▶ EXERCISE OBJECTIVE: Can you set down, exactly as they appear below, the lines from the opening of the material through the one bearing "return vmax * s / (km + s)", minus the pictures?

▶ GIVEN MATERIAL:
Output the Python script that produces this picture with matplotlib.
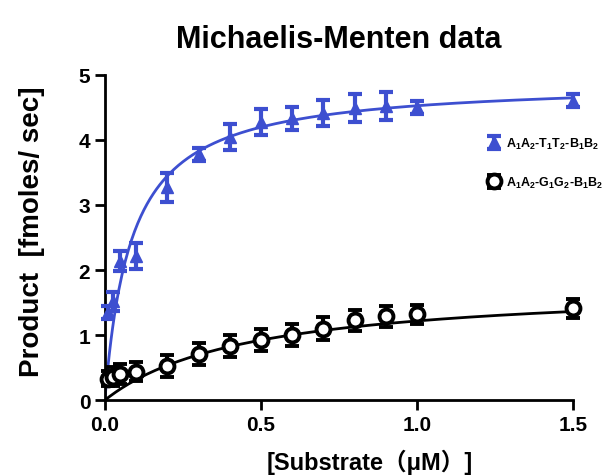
import numpy as np
import matplotlib.pyplot as plt

plt.rcParams['font.family'] = ['Liberation Sans', 'Noto Sans CJK SC', 'DejaVu Sans']
plt.rcParams['font.weight'] = 'bold'
plt.rcParams['mathtext.fontset'] = 'custom'
plt.rcParams['mathtext.rm'] = 'Liberation Sans:bold'
plt.rcParams['mathtext.it'] = 'Liberation Sans:bold'
plt.rcParams['mathtext.bf'] = 'Liberation Sans:bold'

# substrate concentrations (uM)
substrate = [0.01, 0.025, 0.05, 0.1, 0.2, 0.3, 0.4, 0.5, 0.6, 0.7, 0.8, 0.9, 1.0, 1.5]

# A1A2-T1T2-B1B2
tt_mean = [1.35, 1.52, 2.14, 2.22, 3.27, 3.78, 4.05, 4.27, 4.33, 4.42, 4.49, 4.52, 4.5, 4.6]
tt_err = [0.1, 0.15, 0.15, 0.2, 0.22, 0.1, 0.2, 0.2, 0.18, 0.2, 0.22, 0.22, 0.1, 0.1]
tt_vmax, tt_km = 4.91, 0.085

# A1A2-G1G2-B1B2
gg_mean = [0.33, 0.36, 0.4, 0.44, 0.53, 0.71, 0.83, 0.92, 1.0, 1.1, 1.23, 1.29, 1.32, 1.41]
gg_err = [0.12, 0.15, 0.15, 0.15, 0.17, 0.17, 0.17, 0.17, 0.17, 0.18, 0.16, 0.16, 0.15, 0.15]
gg_vmax, gg_km = 1.79, 0.47

blue = '#3d4fd0'


def mm(s, vmax, km):
    return vmax * s / (km + s)


fig = plt.figure(figsize=(6.06, 4.77), dpi=100)
ax = fig.add_axes([0.173, 0.159, 0.773, 0.682])

s = np.linspace(0, 1.5, 300)
ax.plot(s, mm(s, tt_vmax, tt_km), color=blue, lw=2, zorder=2)
ax.plot(s, mm(s, gg_vmax, gg_km), color='black', lw=2, zorder=2)

ax.errorbar(substrate, tt_mean, yerr=tt_err, fmt='^', color=blue, ms=9,
            elinewidth=3, capsize=5, capthick=3, clip_on=False, zorder=3,
            label='A$_1$A$_2$-T$_1$T$_2$-B$_1$B$_2$')
ax.errorbar(substrate, gg_mean, yerr=gg_err, fmt='o', color='black', mfc='white',
            mec='black', mew=2.8, ms=10, elinewidth=3, capsize=5, capthick=3,
            clip_on=False, zorder=3, label='A$_1$A$_2$-G$_1$G$_2$-B$_1$B$_2$')

ax.set_xlim(0, 1.5)
ax.set_ylim(0, 5)
ax.set_xticks([0, 0.5, 1.0, 1.5])
ax.set_xticklabels(['0.0', '0.5', '1.0', '1.5'])
ax.set_yticks([0, 1, 2, 3, 4, 5])
for side in ['top', 'right']:
    ax.spines[side].set_visible(False)
for side in ['left', 'bottom']:
    ax.spines[side].set_linewidth(2)
ax.tick_params(width=2, length=7, labelsize=15, direction='out')

ax.set_title('Michaelis-Menten data', fontsize=22, fontweight='bold', pad=20)
ax.set_xlabel('[Substrate（μM）]', fontsize=17, fontweight='bold')
ax.xaxis.set_label_coords(0.566, -0.15)
ax.set_ylabel('Product  [fmoles/ sec]', fontsize=20, fontweight='bold')
ax.yaxis.set_label_coords(-0.128, 0.52)

ax.legend(loc='upper left', bbox_to_anchor=(0.802, 0.828), frameon=False,
          fontsize=9, handlelength=1.3, handletextpad=0.35, labelspacing=1.9,
          borderaxespad=0)

fig.savefig('out.png', dpi=100)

▶ EXERCISE RESULT:
Output the Python script that produces this picture with matplotlib.
import numpy as np
import matplotlib.pyplot as plt

plt.rcParams['font.family'] = ['Liberation Sans', 'Noto Sans CJK SC', 'DejaVu Sans']
plt.rcParams['font.weight'] = 'bold'
plt.rcParams['mathtext.fontset'] = 'custom'
plt.rcParams['mathtext.rm'] = 'Liberation Sans:bold'
plt.rcParams['mathtext.it'] = 'Liberation Sans:bold'
plt.rcParams['mathtext.bf'] = 'Liberation Sans:bold'

# substrate concentrations (uM)
substrate = [0.01, 0.025, 0.05, 0.1, 0.2, 0.3, 0.4, 0.5, 0.6, 0.7, 0.8, 0.9, 1.0, 1.5]

# A1A2-T1T2-B1B2
tt_mean = [1.35, 1.52, 2.14, 2.22, 3.27, 3.78, 4.05, 4.27, 4.33, 4.42, 4.49, 4.52, 4.5, 4.6]
tt_err = [0.1, 0.15, 0.15, 0.2, 0.22, 0.1, 0.2, 0.2, 0.18, 0.2, 0.22, 0.22, 0.1, 0.1]
tt_vmax, tt_km = 4.91, 0.085

# A1A2-G1G2-B1B2
gg_mean = [0.33, 0.36, 0.4, 0.44, 0.53, 0.71, 0.83, 0.92, 1.0, 1.1, 1.23, 1.29, 1.32, 1.41]
gg_err = [0.12, 0.15, 0.15, 0.15, 0.17, 0.17, 0.17, 0.17, 0.17, 0.18, 0.16, 0.16, 0.15, 0.15]
gg_vmax, gg_km = 1.79, 0.47

blue = '#3d4fd0'


def mm(s, vmax, km):
    return vmax * s / (km + s)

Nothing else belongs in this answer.